start Record extracts
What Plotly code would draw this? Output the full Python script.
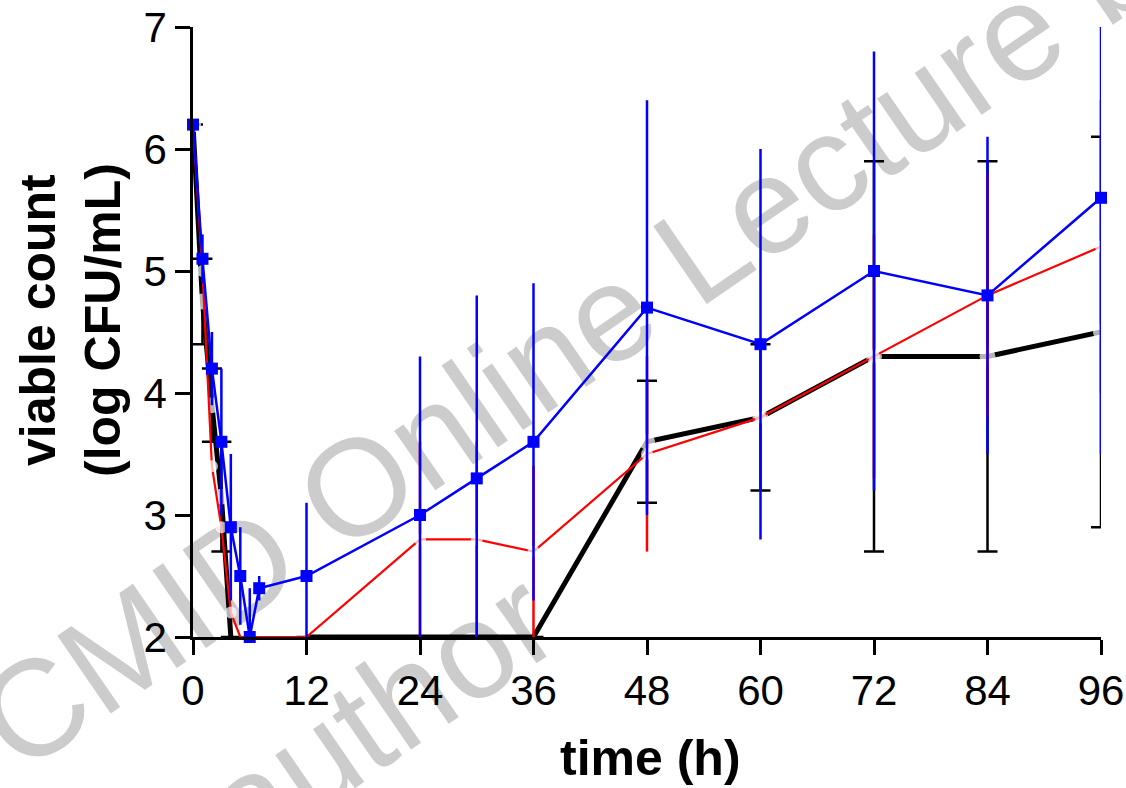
import plotly.graph_objects as go

# ---- data ----
time_h = [0, 1, 2, 3, 4, 5, 6, 7, 12, 24, 30, 36, 48, 60, 72, 84, 96]

black_vals = [6.2, 4.75, 3.9, 3.15, 2.0, None, None, None, 2.0, 2.0, 2.0, 2.0, 3.6, 3.8, 4.3, 4.3, 4.5]
black_err = [None, 0.35, 0.3, 0.45, None, None, None, None, None, None, None, None, 0.5, 0.6, 1.6, 1.6, 1.6]

red_vals = [6.2, 5.0, 3.4, 2.9, 2.2, 2.0, 2.0, 2.0, 2.0, 2.8, 2.8, 2.7, 3.5, 3.8, 4.3, 4.8, 5.2]
red_err = [None, None, None, None, None, None, None, None, None, 0.8, 0.8, 0.7, 0.8, 0.6, 1.0, 1.0, 1.2]

blue_vals = [6.2, 5.1, 4.2, 3.6, 2.9, 2.5, 2.0, 2.4, 2.5, 3.0, 3.3, 3.6, 4.7, 4.4, 5.0, 4.8, 5.6]
blue_err = [None, 0.2, 0.3, 0.6, 0.6, 0.4, 0.4, 0.1, 0.6, 1.3, 1.5, 1.3, 1.7, 1.6, 1.8, 1.3, 2.1]

x_ticks = [0, 12, 24, 36, 48, 60, 72, 84, 96]
y_ticks = [2, 3, 4, 5, 6, 7]

x_title = "time (h)"
y_title = "viable count<br>(log CFU/mL)"
watermark_1 = "CMID Online Lecture by"
watermark_2 = "author"

# ---- layout geometry (pixels) ----
W, H = 1126, 788
L, R, T, B = 193, 25, 27, 151
PW, PH = W - L - R, H - T - B


def px(xp):
    return (xp - L) / PW


def py(yp):
    return (H - B - yp) / PH


def gap_sizes(vals, size):
    # hide the white "gap" markers where the value sits on the detection limit
    return [0 if (v is None or v <= 2.0) else size for v in vals]


FONT = "Liberation Sans, Arial, sans-serif"

fig = go.Figure()

fig.add_trace(go.Scatter(
    x=time_h, y=black_vals, mode="lines+markers",
    line=dict(color="black", width=5),
    marker=dict(color="white", size=gap_sizes(black_vals, 16), symbol="circle", line=dict(width=0)),
    error_y=dict(type="data", array=black_err, visible=True, color="black", thickness=2.5, width=10),
    connectgaps=False, cliponaxis=False, showlegend=False,
))

fig.add_trace(go.Scatter(
    x=time_h, y=red_vals, mode="lines+markers",
    line=dict(color="#ff0000", width=2.2),
    marker=dict(color="white", size=gap_sizes(red_vals, 12), symbol="circle", line=dict(width=0)),
    error_y=dict(type="data", array=red_err, visible=True, color="#ff0000", thickness=2.5, width=0),
    cliponaxis=False, showlegend=False,
))

fig.add_trace(go.Scatter(
    x=time_h, y=blue_vals, mode="lines+markers",
    line=dict(color="#0000ff", width=2.5),
    marker=dict(color="#0000ff", size=12, symbol="square", line=dict(width=0)),
    error_y=dict(type="data", array=blue_err, visible=True, color="#0000ff", thickness=2.5, width=0),
    cliponaxis=False, showlegend=False,
))

# watermark, drawn below the data
for text, cx, cy in [(watermark_1, 588, 312), (watermark_2, 372, 703)]:
    fig.add_shape(
        type="rect", xref="paper", yref="paper",
        x0=px(cx) - 0.005, x1=px(cx) + 0.005, y0=py(cy) - 0.005, y1=py(cy) + 0.005,
        line=dict(width=0), fillcolor="rgba(0,0,0,0)", layer="below",
        label=dict(text=text, textangle=-34.5, textposition="middle center",
                   font=dict(size=137, color="#cccccc", family=FONT)),
    )

fig.add_annotation(
    text=y_title, xref="paper", yref="paper", x=px(70), y=py(320),
    xanchor="center", yanchor="middle", textangle=-90, showarrow=False,
    font=dict(size=50, color="black", family=FONT, weight="bold"),
)
fig.add_annotation(
    text=x_title, xref="paper", yref="paper", x=px(650), y=py(758),
    xanchor="center", yanchor="middle", showarrow=False,
    font=dict(size=50, color="black", family=FONT, weight="bold"),
)

fig.update_layout(
    width=W, height=H,
    margin=dict(l=L, r=R, t=T, b=B, pad=0, autoexpand=False),
    paper_bgcolor="white", plot_bgcolor="rgba(0,0,0,0)",
    font=dict(family=FONT, color="black"),
    xaxis=dict(
        range=[0, 96], tickmode="array", tickvals=x_ticks, ticktext=[str(v) for v in x_ticks],
        showline=True, linecolor="black", linewidth=2.5, mirror=False, automargin=False,
        ticks="outside", ticklen=15, tickwidth=2.5, tickcolor="black",
        showgrid=False, zeroline=False, tickfont=dict(size=42, family=FONT),
    ),
    yaxis=dict(
        range=[2, 7], tickmode="array", tickvals=y_ticks, ticktext=[str(v) for v in y_ticks],
        showline=True, linecolor="black", linewidth=2.5, mirror=False, automargin=False,
        ticks="outside", ticklen=15, tickwidth=2.5, tickcolor="black",
        showgrid=False, zeroline=False, tickfont=dict(size=42, family=FONT),
    ),
)

fig.write_html("out.html")
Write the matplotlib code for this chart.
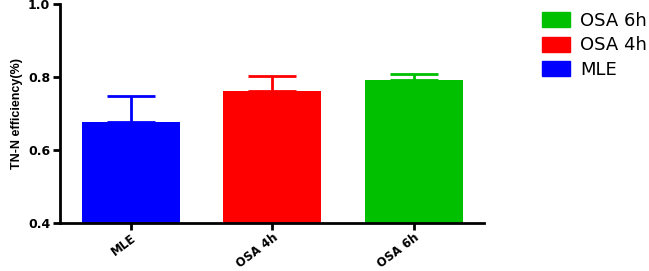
import matplotlib
matplotlib.use("Agg")
import matplotlib.pyplot as plt
from matplotlib.patches import Patch

categories = ["MLE", "OSA 4h", "OSA 6h"]
means = [0.678, 0.761, 0.791]
upper_err = [0.069, 0.043, 0.017]
colors = ["#0000FF", "#FF0000", "#00C000"]
yticks = [0.4, 0.6, 0.8, 1.0]

plt.rcParams['font.family'] = ['Liberation Sans', 'DejaVu Sans']

fig = plt.figure(figsize=(6.49, 2.71), dpi=100)
ax = fig.add_axes([0.0925, 0.177, 0.654, 0.808])

x = list(range(len(categories)))
for i in x:
    ax.bar(i, means[i] - 0.4, bottom=0.4, width=0.69, color=colors[i], zorder=2)
    ax.errorbar(i, means[i], yerr=[[0], [upper_err[i]]], color=colors[i],
                capsize=17, elinewidth=2, capthick=2, fmt='none', zorder=1)

ax.set_xlim(-0.5, 2.5)
ax.set_ylim(0.4, 1.0)
ax.set_yticks(yticks)
ax.set_yticklabels([f"{v:.1f}" for v in yticks], fontsize=9, fontweight='bold',
                   family='DejaVu Sans')
ax.set_xticks(x)
ax.set_xticklabels(categories, rotation=37, ha='right', rotation_mode='anchor',
                   fontsize=8.5, fontweight='bold', family='DejaVu Sans')
ax.set_ylabel("TN-N efficiency(%)", fontsize=9, fontweight='bold', labelpad=4)

for s in ['top', 'right']:
    ax.spines[s].set_visible(False)
for s in ['left', 'bottom']:
    ax.spines[s].set_linewidth(2)
ax.tick_params(axis='both', width=2, length=5, direction='out', pad=2)
ax.tick_params(axis='x', pad=1)

handles = [Patch(color=colors[2], label=categories[2]),
           Patch(color=colors[1], label=categories[1]),
           Patch(color=colors[0], label=categories[0])]
fig.legend(handles=handles, loc='upper left', bbox_to_anchor=(542 / 649, 1 - 12 / 271),
           frameon=False, prop={'family': 'DejaVu Sans', 'size': 13},
           handlelength=1.55, handleheight=0.89, borderpad=0,
           labelspacing=0.35, handletextpad=0.55, borderaxespad=0)

fig.savefig("out.png", dpi=100)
end Record extracts
■ Given task
Working from the material above, transcribe it exactly while omitting pictures.

■ Result below
What Plotly code would draw this? Output the full Python script.
import plotly.graph_objects as go

# ---- data ----
time_h = [0, 1, 2, 3, 4, 5, 6, 7, 12, 24, 30, 36, 48, 60, 72, 84, 96]

black_vals = [6.2, 4.75, 3.9, 3.15, 2.0, None, None, None, 2.0, 2.0, 2.0, 2.0, 3.6, 3.8, 4.3, 4.3, 4.5]
black_err = [None, 0.35, 0.3, 0.45, None, None, None, None, None, None, None, None, 0.5, 0.6, 1.6, 1.6, 1.6]

red_vals = [6.2, 5.0, 3.4, 2.9, 2.2, 2.0, 2.0, 2.0, 2.0, 2.8, 2.8, 2.7, 3.5, 3.8, 4.3, 4.8, 5.2]
red_err = [None, None, None, None, None, None, None, None, None, 0.8, 0.8, 0.7, 0.8, 0.6, 1.0, 1.0, 1.2]

blue_vals = [6.2, 5.1, 4.2, 3.6, 2.9, 2.5, 2.0, 2.4, 2.5, 3.0, 3.3, 3.6, 4.7, 4.4, 5.0, 4.8, 5.6]
blue_err = [None, 0.2, 0.3, 0.6, 0.6, 0.4, 0.4, 0.1, 0.6, 1.3, 1.5, 1.3, 1.7, 1.6, 1.8, 1.3, 2.1]

x_ticks = [0, 12, 24, 36, 48, 60, 72, 84, 96]
y_ticks = [2, 3, 4, 5, 6, 7]

x_title = "time (h)"
y_title = "viable count<br>(log CFU/mL)"
watermark_1 = "CMID Online Lecture by"
watermark_2 = "author"

# ---- layout geometry (pixels) ----
W, H = 1126, 788
L, R, T, B = 193, 25, 27, 151
PW, PH = W - L - R, H - T - B


def px(xp):
    return (xp - L) / PW


def py(yp):
    return (H - B - yp) / PH


def gap_sizes(vals, size):
    # hide the white "gap" markers where the value sits on the detection limit
    return [0 if (v is None or v <= 2.0) else size for v in vals]


FONT = "Liberation Sans, Arial, sans-serif"

fig = go.Figure()

fig.add_trace(go.Scatter(
    x=time_h, y=black_vals, mode="lines+markers",
    line=dict(color="black", width=5),
    marker=dict(color="white", size=gap_sizes(black_vals, 16), symbol="circle", line=dict(width=0)),
    error_y=dict(type="data", array=black_err, visible=True, color="black", thickness=2.5, width=10),
    connectgaps=False, cliponaxis=False, showlegend=False,
))

fig.add_trace(go.Scatter(
    x=time_h, y=red_vals, mode="lines+markers",
    line=dict(color="#ff0000", width=2.2),
    marker=dict(color="white", size=gap_sizes(red_vals, 12), symbol="circle", line=dict(width=0)),
    error_y=dict(type="data", array=red_err, visible=True, color="#ff0000", thickness=2.5, width=0),
    cliponaxis=False, showlegend=False,
))

fig.add_trace(go.Scatter(
    x=time_h, y=blue_vals, mode="lines+markers",
    line=dict(color="#0000ff", width=2.5),
    marker=dict(color="#0000ff", size=12, symbol="square", line=dict(width=0)),
    error_y=dict(type="data", array=blue_err, visible=True, color="#0000ff", thickness=2.5, width=0),
    cliponaxis=False, showlegend=False,
))

# watermark, drawn below the data
for text, cx, cy in [(watermark_1, 588, 312), (watermark_2, 372, 703)]:
    fig.add_shape(
        type="rect", xref="paper", yref="paper",
        x0=px(cx) - 0.005, x1=px(cx) + 0.005, y0=py(cy) - 0.005, y1=py(cy) + 0.005,
        line=dict(width=0), fillcolor="rgba(0,0,0,0)", layer="below",
        label=dict(text=text, textangle=-34.5, textposition="middle center",
                   font=dict(size=137, color="#cccccc", family=FONT)),
    )

fig.add_annotation(
    text=y_title, xref="paper", yref="paper", x=px(70), y=py(320),
    xanchor="center", yanchor="middle", textangle=-90, showarrow=False,
    font=dict(size=50, color="black", family=FONT, weight="bold"),
)
fig.add_annotation(
    text=x_title, xref="paper", yref="paper", x=px(650), y=py(758),
    xanchor="center", yanchor="middle", showarrow=False,
    font=dict(size=50, color="black", family=FONT, weight="bold"),
)

fig.update_layout(
    width=W, height=H,
    margin=dict(l=L, r=R, t=T, b=B, pad=0, autoexpand=False),
    paper_bgcolor="white", plot_bgcolor="rgba(0,0,0,0)",
    font=dict(family=FONT, color="black"),
    xaxis=dict(
        range=[0, 96], tickmode="array", tickvals=x_ticks, ticktext=[str(v) for v in x_ticks],
        showline=True, linecolor="black", linewidth=2.5, mirror=False, automargin=False,
        ticks="outside", ticklen=15, tickwidth=2.5, tickcolor="black",
        showgrid=False, zeroline=False, tickfont=dict(size=42, family=FONT),
    ),
    yaxis=dict(
        range=[2, 7], tickmode="array", tickvals=y_ticks, ticktext=[str(v) for v in y_ticks],
        showline=True, linecolor="black", linewidth=2.5, mirror=False, automargin=False,
        ticks="outside", ticklen=15, tickwidth=2.5, tickcolor="black",
        showgrid=False, zeroline=False, tickfont=dict(size=42, family=FONT),
    ),
)

fig.write_html("out.html")
Write the matplotlib code for this chart.
import matplotlib
matplotlib.use("Agg")
import matplotlib.pyplot as plt
from matplotlib.patches import Patch

categories = ["MLE", "OSA 4h", "OSA 6h"]
means = [0.678, 0.761, 0.791]
upper_err = [0.069, 0.043, 0.017]
colors = ["#0000FF", "#FF0000", "#00C000"]
yticks = [0.4, 0.6, 0.8, 1.0]

plt.rcParams['font.family'] = ['Liberation Sans', 'DejaVu Sans']

fig = plt.figure(figsize=(6.49, 2.71), dpi=100)
ax = fig.add_axes([0.0925, 0.177, 0.654, 0.808])

x = list(range(len(categories)))
for i in x:
    ax.bar(i, means[i] - 0.4, bottom=0.4, width=0.69, color=colors[i], zorder=2)
    ax.errorbar(i, means[i], yerr=[[0], [upper_err[i]]], color=colors[i],
                capsize=17, elinewidth=2, capthick=2, fmt='none', zorder=1)

ax.set_xlim(-0.5, 2.5)
ax.set_ylim(0.4, 1.0)
ax.set_yticks(yticks)
ax.set_yticklabels([f"{v:.1f}" for v in yticks], fontsize=9, fontweight='bold',
                   family='DejaVu Sans')
ax.set_xticks(x)
ax.set_xticklabels(categories, rotation=37, ha='right', rotation_mode='anchor',
                   fontsize=8.5, fontweight='bold', family='DejaVu Sans')
ax.set_ylabel("TN-N efficiency(%)", fontsize=9, fontweight='bold', labelpad=4)

for s in ['top', 'right']:
    ax.spines[s].set_visible(False)
for s in ['left', 'bottom']:
    ax.spines[s].set_linewidth(2)
ax.tick_params(axis='both', width=2, length=5, direction='out', pad=2)
ax.tick_params(axis='x', pad=1)

handles = [Patch(color=colors[2], label=categories[2]),
           Patch(color=colors[1], label=categories[1]),
           Patch(color=colors[0], label=categories[0])]
fig.legend(handles=handles, loc='upper left', bbox_to_anchor=(542 / 649, 1 - 12 / 271),
           frameon=False, prop={'family': 'DejaVu Sans', 'size': 13},
           handlelength=1.55, handleheight=0.89, borderpad=0,
           labelspacing=0.35, handletextpad=0.55, borderaxespad=0)

fig.savefig("out.png", dpi=100)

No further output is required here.